As part of the union’s collective bargaining agreement, the engine manufacturer was required to make “every reasonable effort” to keep the jobs where they were.
Late last week, Judge Janet C. Hall said the company did not live up to their end of the agreement and would not be allowed to move forward with plans to relocate the jobs, which it claimed it needed to do to stay competitive in a challenging aerospace market. In her 85-page conclusion, Hall wrote:
Pratt has violated its Letter 22 obligation to make “every reasonable effort” to preserve the work of the Cheshire and CARO collective bargaining unit members, and it has violated the [collective bargaining agreement’s implied covenant of good faith and fair dealing.
The International Association of Machinists District 26 filed suit against Pratt & Whitney, which is part of United Technologies Corp., last September. The company had turned down more than $100 million in incentives from the state, as the union attempted to halt the company’s proposal to migrate the jobs to Columbus, Ga., Singapore and Japan. Connecticut’s attorney general filed an amicus brief supporting the machinists’ lawsuit. In 2000, the union won a similar battle against the company and forced it to keep some 500 jobs in the state.

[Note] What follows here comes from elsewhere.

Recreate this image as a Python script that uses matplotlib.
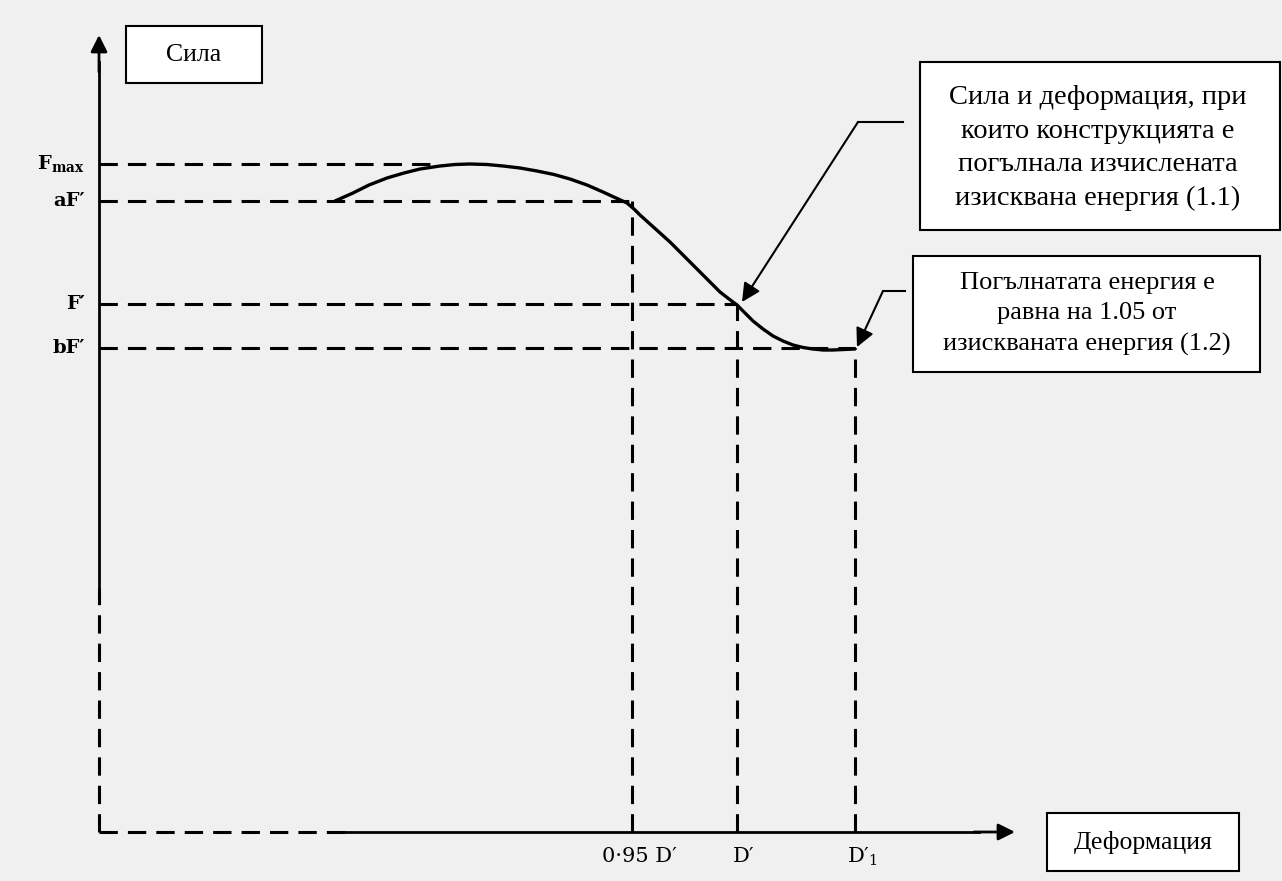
import matplotlib.pyplot as plt
from matplotlib.patches import Rectangle

plt.rcParams['mathtext.fontset'] = 'dejavuserif'

# schematic units: origin at the axes corner, 1 unit = 100 px
force_names = ['F$_{\\mathbf{max}}$', 'aF′', 'F′', 'bF′']
force_levels = [6.68, 6.31, 5.28, 4.84]
force_ends = [3.41, 5.33, 6.38, 7.56]     # where each dashed level meets the curve

defo_names = ['0·95 D′', 'D′', 'D′$_1$']
defo_values = [5.33, 6.38, 7.56]
defo_tops = [6.31, 5.28, 4.84]

curve_x = [2.36, 2.45, 2.54, 2.70, 2.88, 3.05, 3.21, 3.41, 3.56, 3.71, 3.88, 4.04,
           4.21, 4.38, 4.55, 4.71, 4.88, 5.04, 5.17, 5.28, 5.35, 5.41, 5.51, 5.61,
           5.71, 5.81, 5.91, 6.01, 6.11, 6.21, 6.30, 6.38, 6.46, 6.54, 6.64, 6.74,
           6.84, 6.94, 7.04, 7.14, 7.24, 7.34, 7.45, 7.56]
curve_y = [6.31, 6.35, 6.39, 6.47, 6.54, 6.59, 6.63, 6.66, 6.675, 6.68, 6.675, 6.66,
           6.64, 6.61, 6.575, 6.53, 6.47, 6.40, 6.34, 6.29, 6.23, 6.17, 6.08, 5.99,
           5.90, 5.80, 5.70, 5.60, 5.50, 5.40, 5.33, 5.27, 5.19, 5.11, 5.03, 4.96,
           4.91, 4.87, 4.845, 4.83, 4.82, 4.82, 4.825, 4.83]

bg = '#f0f0f0'
fig = plt.figure(figsize=(12.82, 8.81), dpi=100, facecolor=bg)
ax = fig.add_axes([0, 0, 1, 1])
ax.set_facecolor(bg)
ax.set_xlim(-0.99, 11.83)
ax.set_ylim(-0.49, 8.32)
ax.axis('off')

dash = dict(color='black', lw=2.2, dashes=(6, 3.3))

# axes: dashed near the origin, solid further out
ax.plot([0, 0], [0, 2.44], **dash)
ax.plot([0, 0], [2.44, 7.7], color='black', lw=2)
ax.annotate('', xy=(0, 7.97), xytext=(0, 7.6),
            arrowprops=dict(arrowstyle='-|>', color='black', lw=2, mutation_scale=25,
                            shrinkA=0, shrinkB=0))
ax.plot([0, 2.46], [0, 0], **dash)
ax.plot([2.46, 8.8], [0, 0], color='black', lw=2)
ax.annotate('', xy=(9.16, 0), xytext=(8.75, 0),
            arrowprops=dict(arrowstyle='-|>', color='black', lw=2, mutation_scale=25,
                            shrinkA=0, shrinkB=0))

for name, lvl, end in zip(force_names, force_levels, force_ends):
    ax.plot([0, end], [lvl, lvl], **dash)
    ax.text(-0.14, lvl, name, ha='right', va='center', fontsize=14,
            family='DejaVu Serif', fontweight='bold')

for name, xv, top in zip(defo_names, defo_values, defo_tops):
    ax.plot([xv, xv], [0, top], **dash)
    ax.text(xv + 0.07, -0.25, name, ha='center', va='center', fontsize=15,
            family='DejaVu Serif')

ax.plot(curve_x, curve_y, color='black', lw=2.4, solid_capstyle='round',
        solid_joinstyle='round')

# label boxes
def box(x0, y0, x1, y1, text, cx, cy, size=18.5, spacing=1.28):
    ax.add_patch(Rectangle((x0, y0), x1 - x0, y1 - y0, facecolor='white',
                           edgecolor='black', lw=1.5, zorder=3))
    ax.text(cx, cy, text, ha='center', va='center', fontsize=size,
            family='Liberation Serif', linespacing=spacing, zorder=4)

box(0.27, 7.49, 1.63, 8.06, 'Сила', 0.95, 7.77)
box(9.48, -0.39, 11.40, 0.19, 'Деформация', 10.44, -0.10)
box(8.21, 6.02, 11.81, 7.70,
    'Сила и деформация, при\nкоито конструкцията е\nпогълнала изчислената\nизисквана енергия (1.1)',
    9.99, 6.84, size=20.5, spacing=1.45)
box(8.14, 4.60, 11.61, 5.76,
    'Погълнатата енергия е\nравна на 1.05 от\nизискваната енергия (1.2)',
    9.88, 5.18, size=19, spacing=1.48)

# leader arrows
ax.plot([8.04, 7.59], [7.10, 7.10], color='black', lw=1.5)
ax.annotate('', xy=(6.43, 5.30), xytext=(7.59, 7.10),
            arrowprops=dict(arrowstyle='-|>', color='black', lw=1.5, mutation_scale=28,
                            shrinkA=0, shrinkB=0))
ax.plot([8.06, 7.84], [5.41, 5.41], color='black', lw=1.5)
ax.annotate('', xy=(7.58, 4.85), xytext=(7.84, 5.41),
            arrowprops=dict(arrowstyle='-|>', color='black', lw=1.5, mutation_scale=28,
                            shrinkA=0, shrinkB=0))

fig.savefig('out.png', dpi=100, facecolor=bg)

Despite the union’s recent victory, the workers aren’t home free. The company could appeal the court’s decision, and the workers’ contract expires in December, when they’ll have to defend their jobs again. Jim Parent of District 26 said:
We’re ready for a fight, if that’s what it takes. But we hope that after the dust settles, the company will recognize what we have said all along – these are the most highly skilled overhaul, repair and refurbishment workers in the world. Pratt may think that moving the work will save costs, but quality and reliability are crucial in aerospace operations. If they want the best performance possible for their demanding customers, Pratt should keep the work here.